But diplomats from several Arab and Muslim states objected to Blair’s involvement, the FT reported on Monday.

As British Prime Minister, Blair strongly supported the US-led so-called “war on terror” and sent tens of thousands of British troops to join the 2003 US-led invasion of Iraq, which was launched based on false claims that Iraq’s then leader, Saddam Hussein, had developed weapons of mass destruction.

In the Middle East region, Blair remains widely viewed as partially responsible for the war’s devastation.

Since leaving office in 2007, he has set up the Tony Blair Institute (TBI), which has worked with governments accused of repression to help improve their image.

His institute was also involved with a project, led by Israeli business figures, developing “day-after” plans for Gaza alongside Israeli business figures.

The project included proposals for a coastal resort dubbed the “Trump Riviera” and a manufacturing hub named after Elon Musk – ideas critics said ignore human rights and threaten Palestinians with displacement.

There was no immediate comment from Blair’s office.

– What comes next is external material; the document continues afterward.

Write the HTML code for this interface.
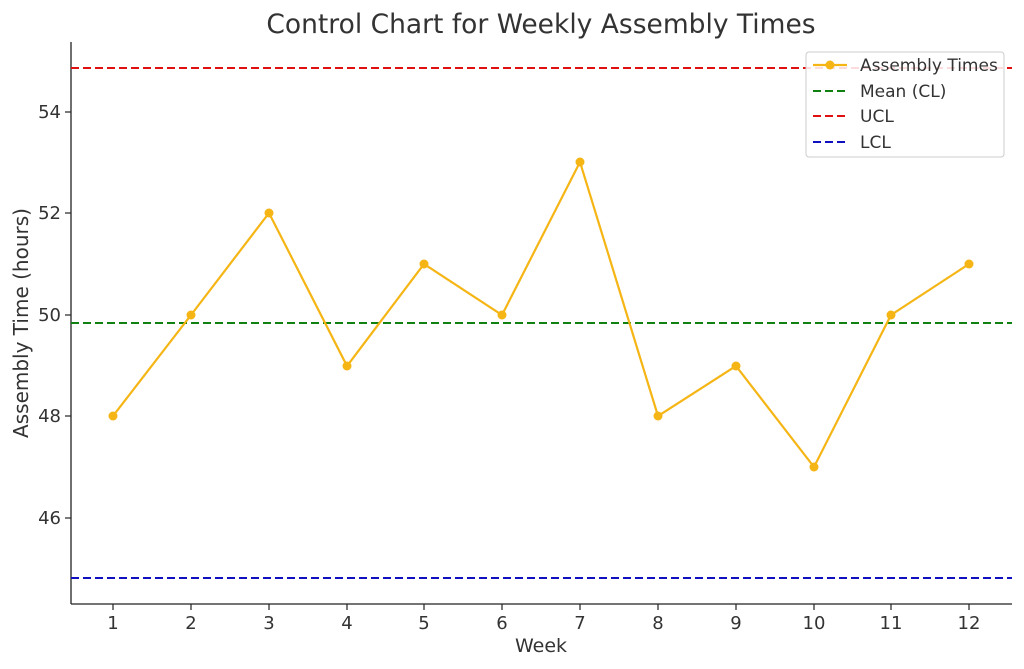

An ally quoted by the FT rejected claims that opposition from regional governments had forced him out of Trump’s planned “peace board”, insisting discussions were ongoing.

Another source said Blair could still return in “a different capacity”, noting he is favoured by both Washington and Tel Aviv.

Trump’s Gaza plan led to a tenuous ceasefire between Israel and Hamas, with Israeli forces continuing attacks across the besieged territory. At least 377 people have been killed in Israeli attacks since the ceasefire took effect in October, according to Gaza authorities. More than 70,000 people have been killed since Israel launched its genocidal war against the Palestinian people in Gaza in October 2023, according to Gaza health authorities.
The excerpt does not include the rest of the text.